Bhupendra Karia, we called him BK. He worked closely with Cornell Capa prior to ICP’s opening in 1974 and then for three years as his collaborator, establishing the guidelines that would become the International Center of Photography on 94th Street. BK was knowledgable and talented in many fields: as a linguist, calligrapher, graphic artist and as a photographer. It was as a student in Japan where he studied history and aesthetics that he received his photographic education.
SepiaEYE is presenting an exhibit of his photographs taken in India from 1968 to 1974. His images show his keen interest in traditional crafts and village culture. He had traveled extensively, for weeks and sometimes months at a time, and by his own accounting over 80,000 miles across India’s rural landscape. He spoke of “listening to India with one’s eyes.”

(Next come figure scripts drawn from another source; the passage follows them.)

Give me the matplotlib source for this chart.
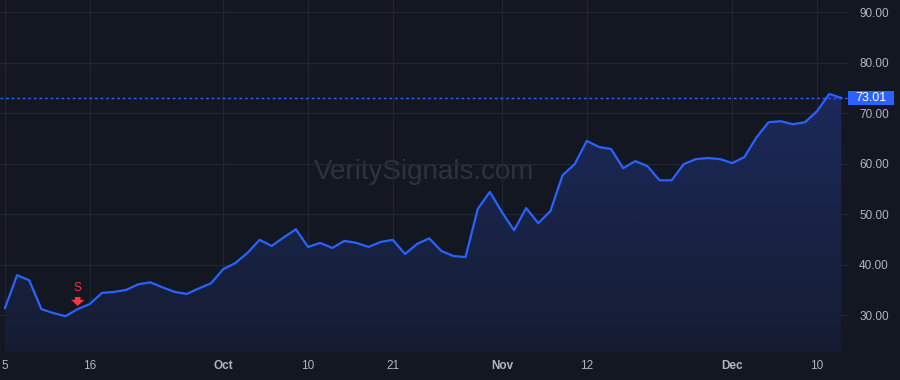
import numpy as np
import matplotlib
matplotlib.use("Agg")
import matplotlib.pyplot as plt
from matplotlib.patches import Polygon, Rectangle

plt.rcParams['font.family'] = ['Liberation Sans', 'DejaVu Sans']

# daily closes
prices = [31.4, 37.9, 36.9, 31.2, 30.4, 29.8, 31.2, 32.2, 34.4, 34.6,
          35.0, 36.1, 36.5, 35.5, 34.6, 34.2, 35.3, 36.3, 39.1, 40.3,
          42.3, 44.9, 43.7, 45.4, 47.0, 43.5, 44.3, 43.3, 44.7, 44.3,
          43.5, 44.5, 44.9, 42.1, 44.1, 45.2, 42.7, 41.7, 41.5, 51.0,
          54.4, 50.4, 46.8, 51.2, 48.2, 50.6, 57.7, 59.9, 64.5, 63.3,
          62.9, 59.1, 60.5, 59.5, 56.7, 56.7, 59.9, 60.9, 61.1, 60.9,
          60.1, 61.3, 65.2, 68.2, 68.4, 67.8, 68.2, 70.4, 73.8, 73.01]
last_price = 73.01

tick_idx = [0, 7, 18, 25, 32, 41, 48, 60, 67]
tick_lbl = ['5', '16', 'Oct', '10', '21', 'Nov', '12', 'Dec', '10']
month_lbl = {'Oct', 'Nov', 'Dec'}

sell_idx = 6
price_ticks = [30, 40, 50, 60, 70, 80, 90]

bg = '#131722'
grid_c = '#232632'
blue = '#2962ff'
red = '#f23645'
txt_c = '#b2b5be'

fig = plt.figure(figsize=(9, 3.8), dpi=100, facecolor=bg)
ax = fig.add_axes([0, 28 / 380, 848 / 900, 352 / 380])
ax.set_facecolor(bg)

x = np.arange(len(prices))
ax.set_xlim(-0.41, 69.55)
ax.set_ylim(22.7, 92.4)

# gradient area under the line
ymin, ymax = ax.get_ylim()
grad = np.linspace(0.08, 0.28, 256).reshape(-1, 1)
cmap = matplotlib.colors.LinearSegmentedColormap.from_list('g', [bg, '#1c2b5e'])
img = ax.imshow(grad, extent=[x[0], x[-1], ymin, max(prices)], origin='lower',
                aspect='auto', cmap=cmap, vmin=0, vmax=0.3, zorder=1)
poly = Polygon(np.column_stack([np.r_[x[0], x, x[-1]], np.r_[ymin, prices, ymin]]),
               closed=True, transform=ax.transData, facecolor='none', edgecolor='none')
ax.add_patch(poly)
img.set_clip_path(poly)

ax.plot(x, prices, color=blue, lw=1.6, zorder=3, solid_joinstyle='round')

ax.axhline(last_price, color=blue, lw=1, ls=(0, (2, 2)), zorder=2)

# grid
ax.set_yticks(price_ticks)
ax.set_xticks(tick_idx)
ax.grid(True, color=grid_c, lw=0.9)
ax.set_axisbelow(True)
for s in ax.spines.values():
    s.set_visible(False)

ax.yaxis.tick_right()
ax.set_yticklabels(['%.2f' % v for v in price_ticks])
ax.tick_params(axis='y', length=0, pad=8, labelsize=8.5, labelcolor=txt_c)
ax.set_xticklabels(tick_lbl)
ax.tick_params(axis='x', length=0, pad=6, labelsize=8.5, labelcolor=txt_c)
for lab in ax.get_xticklabels():
    if lab.get_text() in month_lbl:
        lab.set_fontweight('bold')

# last price tag on the price scale
ty = ax.transData.transform((0, last_price))[1] / fig.bbox.height
fig.patches.append(Rectangle((848 / 900, ty - 7 / 380), 46 / 900, 14 / 380,
                             transform=fig.transFigure, facecolor=blue,
                             edgecolor='none', zorder=5))
fig.text(871 / 900, ty, '%.2f' % last_price, ha='center', va='center',
         fontsize=9, color='white', zorder=6)

# sell signal
sy = prices[sell_idx]
ax.annotate('', xy=(sell_idx, sy + 0.6), xytext=(sell_idx, sy + 2.4),
            arrowprops=dict(arrowstyle='simple,head_width=0.95,head_length=0.45,tail_width=0.4',
                            color=red, lw=0, shrinkA=0, shrinkB=0, mutation_scale=10),
            zorder=4)
ax.text(sell_idx, sy + 4.15, 'S', color=red, fontsize=8.5, ha='center', va='center', zorder=4)

# watermark
ax.text(0.5, 0.51, 'VeritySignals.com', transform=ax.transAxes,
        ha='center', va='center', fontsize=20, color='#363a45', alpha=0.8, zorder=0)

fig.savefig('out.png', dpi=100, facecolor=bg)
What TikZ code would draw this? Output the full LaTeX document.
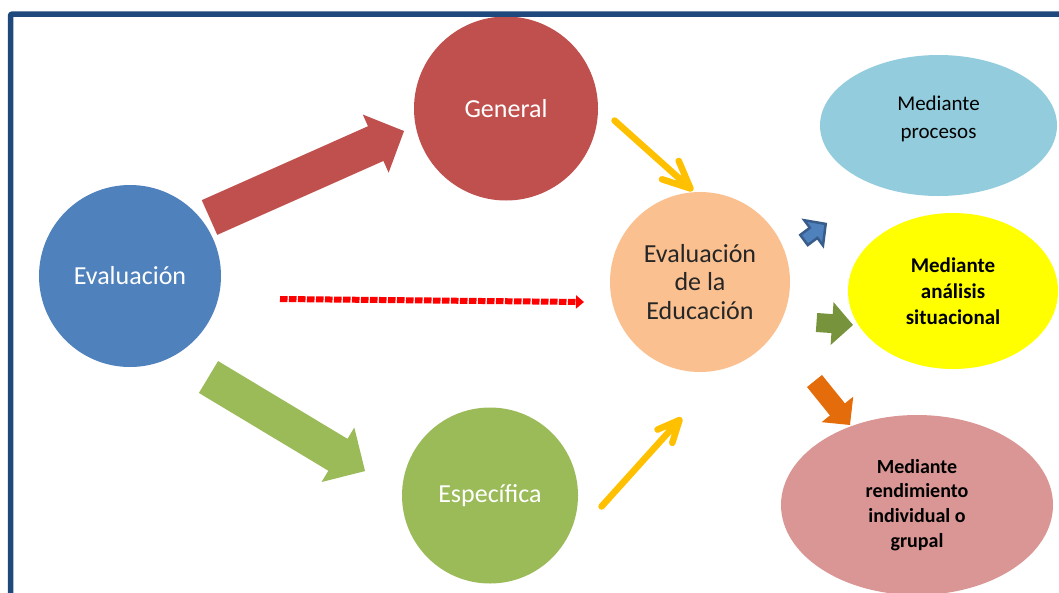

One sees this densely populated country in some cases of extreme poverty as well as overwhelming beauty through his profoundly sensitive eye. From these exquisite 38 images you see a world you could not imagine. Of course, BK took more than this small number of photographs, close to a quarter million in total from which He chose 74 images that he called “the meager harvest of my first 20 years in photography.”
This is a show worth seeing with the hope of more to come. My strong regret is that he did not have the opportunity to build on and grow from this body of work; Bhupendra passed away in 1994 before again taking up the camera in serious pursuit.